By staff and agency

Human Rights Watch: Trump threatens war crimes against Iran

January 6, 2020 - 21:8

Human Rights Watch said on Sunday that U.S. President Donald Trump’s public threat to attack Iranian sites of cultural importance would be war crimes if carried out.

“President Trump should publicly reverse his threats against Iran’s cultural property and make clear that he will not authorize nor order war crimes,” said Andrea Prasow, acting Washington director at Human Rights Watch, according to the website of the Human Rights Watch.

“The U.S. Defense Department should publicly reaffirm its commitment to abide by the laws of war and comply only with lawful military orders,” she said.

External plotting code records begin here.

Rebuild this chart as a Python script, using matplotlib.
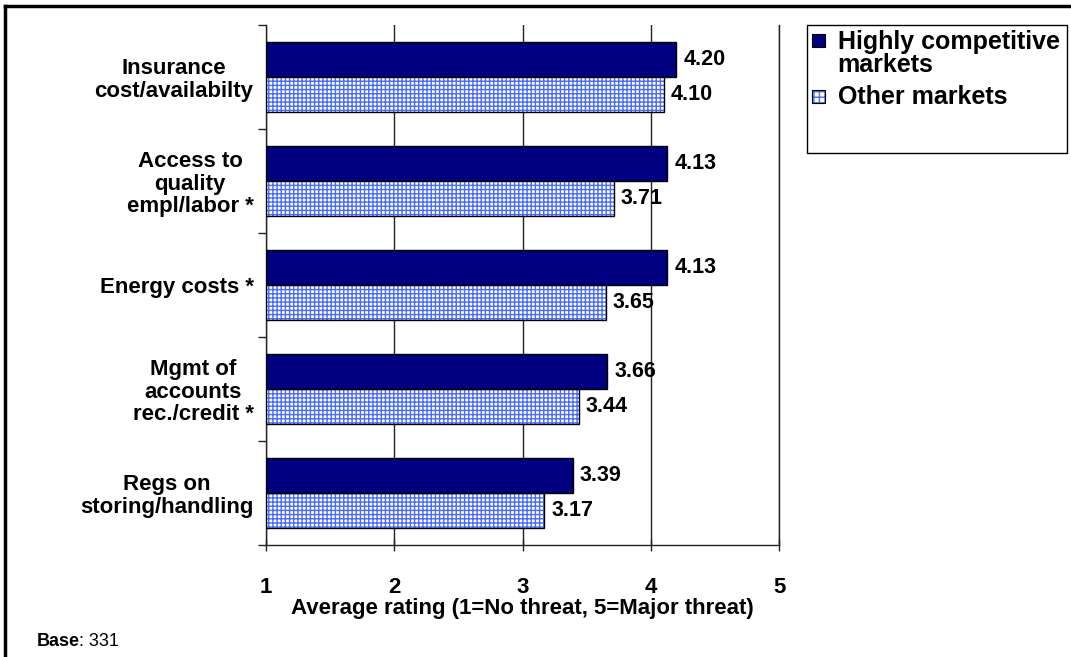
import matplotlib
matplotlib.use("Agg")
import matplotlib.pyplot as plt
from matplotlib.patches import Rectangle
from matplotlib.lines import Line2D
import numpy as np

plt.rcParams['font.family'] = ['Liberation Sans', 'DejaVu Sans']
plt.rcParams['hatch.linewidth'] = 1.0

categories = ["Insurance\ncost/availabilty",
              "Access to\nquality\nempl/labor *",
              "Energy costs *",
              "Mgmt of\naccounts\nrec./credit *",
              "Regs on\nstoring/handling"]
highly_competitive = [4.20, 4.13, 4.13, 3.66, 3.39]
other_markets = [4.10, 3.71, 3.65, 3.44, 3.17]
series_names = ["Highly competitive\nmarkets", "Other markets"]
x_ticks = [1, 2, 3, 4, 5]
x_label = "Average rating (1=No threat, 5=Major threat)"

navy = "#000080"
hatch_blue = "#4A6CF7"
axis_col = "#222222"

fig = plt.figure(figsize=(10.71, 6.57), dpi=100)
ax = fig.add_axes([0.2484, 0.1705, 0.4790, 0.7915])

y = np.arange(len(categories))
h = 0.335
base = 1

# navy bars
ax.barh(y - h / 2, np.array(highly_competitive) - base, left=base, height=h,
        color=navy, edgecolor="black", linewidth=1.0, zorder=3)
# hatched bars: hatch layer then outline
ax.barh(y + h / 2, np.array(other_markets) - base, left=base, height=h,
        color="white", edgecolor=hatch_blue, hatch="++++", linewidth=0, zorder=3)
ax.barh(y + h / 2, np.array(other_markets) - base, left=base, height=h,
        color="none", edgecolor="black", linewidth=1.0, zorder=4)

for yi, v in zip(y - h / 2, highly_competitive):
    ax.annotate(f"{v:.2f}", (v, yi), xytext=(5, 0), textcoords="offset points",
                va="center", ha="left", fontsize=15.5, fontweight="bold")
for yi, v in zip(y + h / 2, other_markets):
    ax.annotate(f"{v:.2f}", (v, yi), xytext=(5, 0), textcoords="offset points",
                va="center", ha="left", fontsize=15.5, fontweight="bold")

ax.set_xlim(1, 5)
ax.set_ylim(len(categories) - 0.5, -0.5)
ax.set_xticks(x_ticks)
ax.set_xticklabels([str(t) for t in x_ticks], fontsize=16, fontweight="bold")
ax.tick_params(axis="x", direction="inout", length=8, width=1, color=axis_col, pad=19)

ax.set_yticks(np.arange(len(categories) + 1) - 0.5)
ax.set_yticklabels([])
ax.set_yticks(y, minor=True)
ax.set_yticklabels(categories, minor=True, fontsize=16, fontweight="bold",
                   multialignment="center", linespacing=1.08)
ax.tick_params(axis="y", which="major", direction="out", length=6, width=1, color=axis_col)
ax.tick_params(axis="y", which="minor", length=0, pad=9)

ax.xaxis.grid(True, color=axis_col, linewidth=1.0, zorder=0)
ax.set_axisbelow(True)
ax.axvline(5, color=axis_col, linewidth=1.0, clip_on=False, zorder=1)
for s in ["top", "right"]:
    ax.spines[s].set_visible(False)
for s in ["left", "bottom"]:
    ax.spines[s].set_color(axis_col)
    ax.spines[s].set_linewidth(1.0)

ax.set_xlabel(x_label, fontsize=16, fontweight="bold", labelpad=0)

# legend box with its entries
fig.patches.append(Rectangle((0.7535, 0.767), 0.2428, 0.195, transform=fig.transFigure,
                             facecolor="white", edgecolor="black", linewidth=1.0))
legend_styles = [dict(facecolor=navy, edgecolor="black", linewidth=0.8),
                 dict(facecolor="white", edgecolor=hatch_blue, hatch="+++", linewidth=0)]
legend_rows = [0.938, 0.853]
for name, style, yr in zip(series_names, legend_styles, legend_rows):
    sq = Rectangle((0.7582, yr - 0.010), 0.0121, 0.0198, transform=fig.transFigure, **style)
    fig.patches.append(sq)
    if "hatch" in style:
        fig.patches.append(Rectangle((0.7582, yr - 0.010), 0.0121, 0.0198,
                                     transform=fig.transFigure, facecolor="none",
                                     edgecolor="black", linewidth=0.8))
    fig.text(0.7820, yr + 0.017, name, fontsize=18, fontweight="bold",
             va="top", ha="left", linespacing=0.95)

# base note
fig.text(0.034, 0.011, "Base", fontsize=13, fontweight="bold", va="bottom")
fig.text(0.0735, 0.011, ": 331", fontsize=13, va="bottom")

# frame lines along top and left edges
fig.add_artist(Line2D([0.0047, 1.0], [0.991, 0.991], transform=fig.transFigure,
                      color="black", linewidth=2.5))
fig.add_artist(Line2D([0.0047, 0.0047], [0.0, 0.991], transform=fig.transFigure,
                      color="black", linewidth=2.5))

fig.savefig("out.png", dpi=100)
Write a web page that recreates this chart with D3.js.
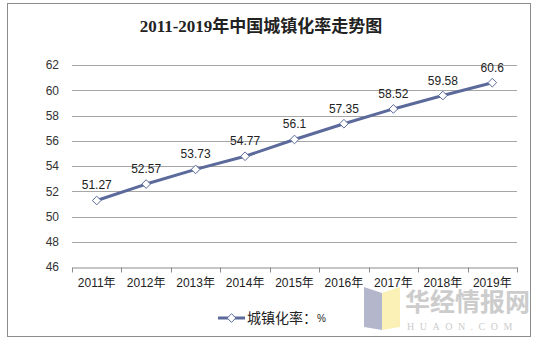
<!DOCTYPE html>
<html>
<head>
<meta charset="utf-8">
<script src="https://cdn.jsdelivr.net/npm/d3@7"></script>
<style>
  html, body { margin: 0; padding: 0; background: #fff; }
  svg { display: block; }
</style>
</head>
<body>
<svg id="chart" width="541" height="341"></svg>
<script>
// Urbanization rate of China, 2011–2019 (%)
const years = ["2011年", "2012年", "2013年", "2014年", "2015年", "2016年", "2017年", "2018年", "2019年"];
const rates = [51.27, 52.57, 53.73, 54.77, 56.1, 57.35, 58.52, 59.58, 60.6];
const yTicks = [46, 48, 50, 52, 54, 56, 58, 60, 62];
const titleText = "2011-2019年中国城镇化率走势图";
const seriesName = "城镇化率：";

const svg = d3.select("#chart");
const lineColor = "#5b6a9b";
const sansFont = "'Liberation Sans', Arial, 'Noto Sans CJK SC', sans-serif";

// outer frame
svg.append("rect")
  .attr("x", 7.5).attr("y", 3.5)
  .attr("width", 523).attr("height", 333)
  .attr("fill", "#fff").attr("stroke", "#8c8c8c").attr("stroke-width", 1);

// title
svg.append("text")
  .attr("x", 261).attr("y", 32)
  .attr("text-anchor", "middle")
  .attr("font-family", "'Liberation Serif', 'Noto Sans CJK SC', serif")
  .attr("font-weight", "bold")
  .attr("font-size", 17)
  .attr("fill", "#222")
  .text(titleText);

const plot = { left: 72, right: 517, top: 65, bottom: 267 };

const x = d3.scaleBand().domain(years).range([plot.left, plot.right]);
const y = d3.scaleLinear().domain([46, 62]).range([plot.bottom, plot.top]);

// horizontal gridlines
svg.append("g").selectAll("line")
  .data(yTicks.filter(t => t !== 46))
  .join("line")
  .attr("x1", plot.left).attr("x2", plot.right)
  .attr("y1", d => Math.round(y(d)) + 0.5).attr("y2", d => Math.round(y(d)) + 0.5)
  .attr("stroke", "#a6a6a6").attr("stroke-width", 1);

// y axis labels
const yAxis = d3.axisLeft(y).tickValues(yTicks).tickSize(0).tickPadding(13);
const gy = svg.append("g").attr("transform", `translate(${plot.left},0)`).call(yAxis);
gy.select(".domain").remove();
gy.selectAll("text")
  .attr("font-family", sansFont).attr("font-size", 12).attr("fill", "#333");

// x axis
const xAxis = d3.axisBottom(x).tickSize(0).tickPadding(11);
const gx = svg.append("g").attr("transform", `translate(0,${Math.round(plot.bottom) + 0.5})`).call(xAxis);
gx.select(".domain").attr("stroke", "#8c8c8c");
gx.selectAll("text")
  .attr("font-family", sansFont).attr("font-size", 12).attr("fill", "#222");
// category boundary ticks
const bounds = years.map(d => x(d)).concat([plot.right]);
gx.append("g").selectAll("line")
  .data(bounds)
  .join("line")
  .attr("x1", d => Math.round(d) + 0.5).attr("x2", d => Math.round(d) + 0.5)
  .attr("y1", 0).attr("y2", 5)
  .attr("stroke", "#8c8c8c");

// series line
const cx = (d, i) => x(years[i]) + x.bandwidth() / 2;
const line = d3.line().x((d, i) => cx(d, i)).y(d => y(d));
svg.append("path")
  .datum(rates)
  .attr("d", line)
  .attr("fill", "none")
  .attr("stroke", lineColor)
  .attr("stroke-width", 3)
  .attr("stroke-linejoin", "round");

// diamond markers
const diamond = d3.symbol().type(d3.symbolDiamond2).size(48);
svg.append("g").selectAll("path")
  .data(rates)
  .join("path")
  .attr("transform", (d, i) => `translate(${cx(d, i)},${y(d)})`)
  .attr("d", diamond)
  .attr("fill", "#fff")
  .attr("stroke", lineColor)
  .attr("stroke-width", 1);

// value labels
svg.append("g").selectAll("text")
  .data(rates)
  .join("text")
  .attr("x", (d, i) => cx(d, i))
  .attr("y", d => y(d) - 11)
  .attr("text-anchor", "middle")
  .attr("font-family", sansFont).attr("font-size", 12).attr("fill", "#222")
  .text(d => d);

// legend
const lg = svg.append("g").attr("transform", "translate(218,318)");
lg.append("line").attr("x1", 0).attr("x2", 27).attr("y1", 0).attr("y2", 0)
  .attr("stroke", lineColor).attr("stroke-width", 3);
lg.append("path").attr("transform", "translate(13.5,0)")
  .attr("d", diamond).attr("fill", "#fff").attr("stroke", lineColor);
lg.append("text").attr("x", 29).attr("y", 5)
  .attr("font-family", "'Noto Sans CJK SC', sans-serif").attr("font-size", 14).attr("fill", "#222")
  .text(seriesName);
lg.append("text").attr("x", 99).attr("y", 4)
  .attr("font-family", sansFont).attr("font-size", 10).attr("fill", "#222")
  .text("%");

// publisher mark
const wm = svg.append("g").attr("opacity", 0.85);
wm.append("path").attr("d", "M364,287 L382,293 L382,330 L364,327 Z").attr("fill", "#a7abc4");
wm.append("path").attr("d", "M382,293 L400,287 L400,327 L382,330 Z").attr("fill", "#fbeeaa");
wm.append("text").attr("x", 405).attr("y", 311)
  .attr("font-family", "'Noto Sans CJK SC', sans-serif").attr("font-size", 25).attr("font-weight", "bold")
  .attr("fill", "#c4c4c4").text("华经情报网");
wm.append("text").attr("x", 407).attr("y", 330)
  .attr("font-family", "'Liberation Serif', serif").attr("font-size", 10)
  .attr("letter-spacing", 5.5).attr("fill", "#c4c4c4").text("HUAON.COM");
</script>
</body>
</html>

The laws of war prohibit deliberate attacks on civilian objects not being used for military purposes. Objects of great importance to a people’s cultural heritage must not be the object of attack. Article 53 of Protocol I to the Geneva Conventions specifically prohibits any acts of hostility against cultural objects, including making such objects the target of reprisals. The U.S. Law of War Manual (2016), which has extensive provisions relating to the protection of cultural property, incorporates this provision into U.S. law. The U.S. is also a party to the Hague Convention for the Protection of Cultural Property in the Event of Armed Conflict (1954), which similarly prohibits such attacks.

In a tweet on Saturday, Trump threatened to target 52 Iranian sites, including cultural and civilian ones.

The tweet came after the assassination of Lieutenant General Qassem Soleimani in Baghdad on Friday.

Swiss Ambassador to Tehran Markus Leitner, whose country represents the United States’ interests in Iran, was summoned to the Foreign Ministry on Sunday over Trump’s remarks.

Foreign Minister Mohammad Javad Zarif condemned Trump’s threats, reminding him that attack on cultural sites is an instance of “war crime”.